## Aim:
Only the lines from the start of the data through the line containing "x = np.arange(len(factors))" should be written out, exactly as they are, with both ends included and the pictures left out.

## Information provided:

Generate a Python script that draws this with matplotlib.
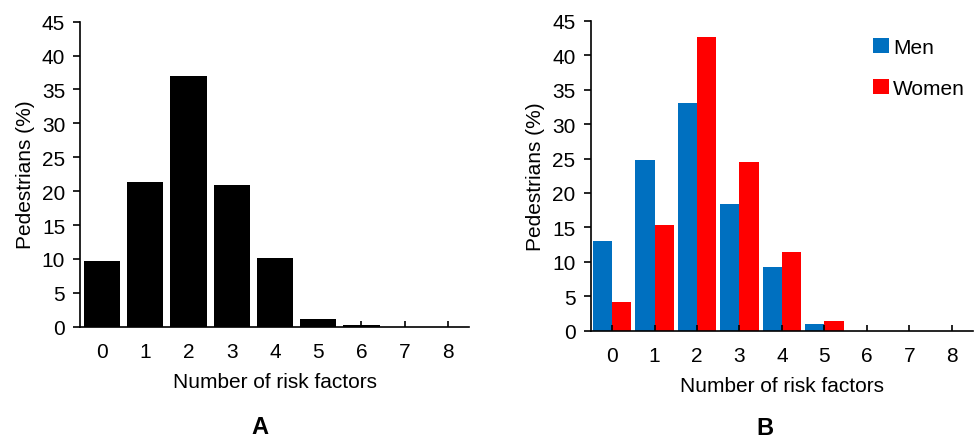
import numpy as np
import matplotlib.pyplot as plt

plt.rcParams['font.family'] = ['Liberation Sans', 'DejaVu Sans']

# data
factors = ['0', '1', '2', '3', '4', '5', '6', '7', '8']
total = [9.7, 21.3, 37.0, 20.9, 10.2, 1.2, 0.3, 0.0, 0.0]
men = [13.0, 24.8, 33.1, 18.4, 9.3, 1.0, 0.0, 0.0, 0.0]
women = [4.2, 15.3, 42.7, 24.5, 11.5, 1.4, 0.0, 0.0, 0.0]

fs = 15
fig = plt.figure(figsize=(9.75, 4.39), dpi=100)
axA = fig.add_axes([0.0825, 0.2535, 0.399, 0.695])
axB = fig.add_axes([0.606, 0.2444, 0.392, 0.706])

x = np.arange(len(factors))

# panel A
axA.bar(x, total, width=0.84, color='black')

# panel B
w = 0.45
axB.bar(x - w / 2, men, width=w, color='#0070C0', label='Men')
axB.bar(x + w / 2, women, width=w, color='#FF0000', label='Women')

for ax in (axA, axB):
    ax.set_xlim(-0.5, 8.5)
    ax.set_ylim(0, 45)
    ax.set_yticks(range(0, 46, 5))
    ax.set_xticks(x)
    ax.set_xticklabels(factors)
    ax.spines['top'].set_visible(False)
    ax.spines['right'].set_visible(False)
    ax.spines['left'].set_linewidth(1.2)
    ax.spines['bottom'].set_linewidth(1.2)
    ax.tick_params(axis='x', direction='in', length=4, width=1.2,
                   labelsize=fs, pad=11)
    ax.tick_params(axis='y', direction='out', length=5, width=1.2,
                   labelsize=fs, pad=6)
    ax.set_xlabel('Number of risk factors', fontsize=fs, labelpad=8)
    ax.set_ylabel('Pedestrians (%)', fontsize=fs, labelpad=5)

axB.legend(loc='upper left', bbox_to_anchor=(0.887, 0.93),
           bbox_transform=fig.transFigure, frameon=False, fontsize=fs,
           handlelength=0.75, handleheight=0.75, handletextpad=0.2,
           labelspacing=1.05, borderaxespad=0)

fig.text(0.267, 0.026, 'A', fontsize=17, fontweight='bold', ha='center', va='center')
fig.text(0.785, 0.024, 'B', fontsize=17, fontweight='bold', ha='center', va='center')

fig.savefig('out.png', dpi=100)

## Task response:
Generate a Python script that draws this with matplotlib.
import numpy as np
import matplotlib.pyplot as plt

plt.rcParams['font.family'] = ['Liberation Sans', 'DejaVu Sans']

# data
factors = ['0', '1', '2', '3', '4', '5', '6', '7', '8']
total = [9.7, 21.3, 37.0, 20.9, 10.2, 1.2, 0.3, 0.0, 0.0]
men = [13.0, 24.8, 33.1, 18.4, 9.3, 1.0, 0.0, 0.0, 0.0]
women = [4.2, 15.3, 42.7, 24.5, 11.5, 1.4, 0.0, 0.0, 0.0]

fs = 15
fig = plt.figure(figsize=(9.75, 4.39), dpi=100)
axA = fig.add_axes([0.0825, 0.2535, 0.399, 0.695])
axB = fig.add_axes([0.606, 0.2444, 0.392, 0.706])

x = np.arange(len(factors))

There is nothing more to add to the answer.